RECORDED DATA —

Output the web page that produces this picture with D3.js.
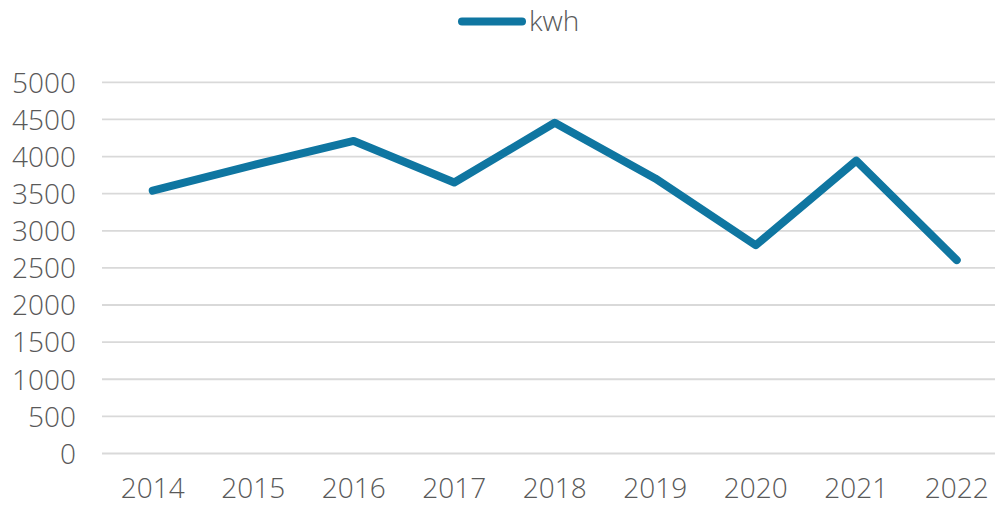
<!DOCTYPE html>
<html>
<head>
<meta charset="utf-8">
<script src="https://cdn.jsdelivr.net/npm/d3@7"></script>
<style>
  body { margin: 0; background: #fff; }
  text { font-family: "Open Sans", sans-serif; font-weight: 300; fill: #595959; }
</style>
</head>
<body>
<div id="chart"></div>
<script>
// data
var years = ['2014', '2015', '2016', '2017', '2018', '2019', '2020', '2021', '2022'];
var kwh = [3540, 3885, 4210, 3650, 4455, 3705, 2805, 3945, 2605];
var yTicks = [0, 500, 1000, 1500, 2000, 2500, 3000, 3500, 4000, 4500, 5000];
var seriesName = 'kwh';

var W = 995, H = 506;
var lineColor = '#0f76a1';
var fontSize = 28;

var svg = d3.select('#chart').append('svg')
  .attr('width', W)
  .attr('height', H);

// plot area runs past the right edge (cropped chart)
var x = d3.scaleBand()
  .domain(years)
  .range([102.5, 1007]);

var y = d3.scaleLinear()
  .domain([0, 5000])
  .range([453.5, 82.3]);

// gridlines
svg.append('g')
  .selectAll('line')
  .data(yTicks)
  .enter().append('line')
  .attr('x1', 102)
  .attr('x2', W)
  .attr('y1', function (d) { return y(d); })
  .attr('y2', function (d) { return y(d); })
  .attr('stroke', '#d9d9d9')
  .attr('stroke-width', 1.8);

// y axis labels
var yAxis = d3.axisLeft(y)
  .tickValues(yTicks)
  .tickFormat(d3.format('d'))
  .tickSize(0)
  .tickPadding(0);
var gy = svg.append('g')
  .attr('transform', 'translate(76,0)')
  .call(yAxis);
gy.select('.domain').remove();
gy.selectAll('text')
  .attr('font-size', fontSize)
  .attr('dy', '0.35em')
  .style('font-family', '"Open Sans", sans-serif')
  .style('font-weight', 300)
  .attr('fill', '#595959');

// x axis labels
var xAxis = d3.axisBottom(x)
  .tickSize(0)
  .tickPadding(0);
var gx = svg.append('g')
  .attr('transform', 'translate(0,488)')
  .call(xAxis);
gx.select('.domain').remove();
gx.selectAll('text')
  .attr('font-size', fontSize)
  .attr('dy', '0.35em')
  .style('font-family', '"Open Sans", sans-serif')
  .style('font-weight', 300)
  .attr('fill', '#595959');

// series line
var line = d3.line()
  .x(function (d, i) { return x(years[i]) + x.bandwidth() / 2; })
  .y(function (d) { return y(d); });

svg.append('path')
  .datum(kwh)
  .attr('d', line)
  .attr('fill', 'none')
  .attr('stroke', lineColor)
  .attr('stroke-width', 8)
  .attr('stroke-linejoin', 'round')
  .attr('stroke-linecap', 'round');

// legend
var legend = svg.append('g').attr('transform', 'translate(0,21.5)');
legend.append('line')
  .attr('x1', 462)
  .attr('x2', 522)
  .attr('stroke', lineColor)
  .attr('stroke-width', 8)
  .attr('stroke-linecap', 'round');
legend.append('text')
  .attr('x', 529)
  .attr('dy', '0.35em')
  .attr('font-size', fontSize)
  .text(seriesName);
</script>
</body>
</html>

REQUIRED WORK — Transcribe the material exactly, and leave out whatever pictures it holds.

RESULT FOR THIS EXERCISE —
Output the web page that produces this picture with D3.js.
<!DOCTYPE html>
<html>
<head>
<meta charset="utf-8">
<script src="https://cdn.jsdelivr.net/npm/d3@7"></script>
<style>
  body { margin: 0; background: #fff; }
  text { font-family: "Open Sans", sans-serif; font-weight: 300; fill: #595959; }
</style>
</head>
<body>
<div id="chart"></div>
<script>
// data
var years = ['2014', '2015', '2016', '2017', '2018', '2019', '2020', '2021', '2022'];
var kwh = [3540, 3885, 4210, 3650, 4455, 3705, 2805, 3945, 2605];
var yTicks = [0, 500, 1000, 1500, 2000, 2500, 3000, 3500, 4000, 4500, 5000];
var seriesName = 'kwh';

var W = 995, H = 506;
var lineColor = '#0f76a1';
var fontSize = 28;

var svg = d3.select('#chart').append('svg')
  .attr('width', W)
  .attr('height', H);

// plot area runs past the right edge (cropped chart)
var x = d3.scaleBand()
  .domain(years)
  .range([102.5, 1007]);

var y = d3.scaleLinear()
  .domain([0, 5000])
  .range([453.5, 82.3]);

// gridlines
svg.append('g')
  .selectAll('line')
  .data(yTicks)
  .enter().append('line')
  .attr('x1', 102)
  .attr('x2', W)
  .attr('y1', function (d) { return y(d); })
  .attr('y2', function (d) { return y(d); })
  .attr('stroke', '#d9d9d9')
  .attr('stroke-width', 1.8);

// y axis labels
var yAxis = d3.axisLeft(y)
  .tickValues(yTicks)
  .tickFormat(d3.format('d'))
  .tickSize(0)
  .tickPadding(0);
var gy = svg.append('g')
  .attr('transform', 'translate(76,0)')
  .call(yAxis);
gy.select('.domain').remove();
gy.selectAll('text')
  .attr('font-size', fontSize)
  .attr('dy', '0.35em')
  .style('font-family', '"Open Sans", sans-serif')
  .style('font-weight', 300)
  .attr('fill', '#595959');

// x axis labels
var xAxis = d3.axisBottom(x)
  .tickSize(0)
  .tickPadding(0);
var gx = svg.append('g')
  .attr('transform', 'translate(0,488)')
  .call(xAxis);
gx.select('.domain').remove();
gx.selectAll('text')
  .attr('font-size', fontSize)
  .attr('dy', '0.35em')
  .style('font-family', '"Open Sans", sans-serif')
  .style('font-weight', 300)
  .attr('fill', '#595959');

// series line
var line = d3.line()
  .x(function (d, i) { return x(years[i]) + x.bandwidth() / 2; })
  .y(function (d) { return y(d); });

svg.append('path')
  .datum(kwh)
  .attr('d', line)
  .attr('fill', 'none')
  .attr('stroke', lineColor)
  .attr('stroke-width', 8)
  .attr('stroke-linejoin', 'round')
  .attr('stroke-linecap', 'round');

// legend
var legend = svg.append('g').attr('transform', 'translate(0,21.5)');
legend.append('line')
  .attr('x1', 462)
  .attr('x2', 522)
  .attr('stroke', lineColor)
  .attr('stroke-width', 8)
  .attr('stroke-linecap', 'round');
legend.append('text')
  .attr('x', 529)
  .attr('dy', '0.35em')
  .attr('font-size', fontSize)
  .text(seriesName);
</script>
</body>
</html>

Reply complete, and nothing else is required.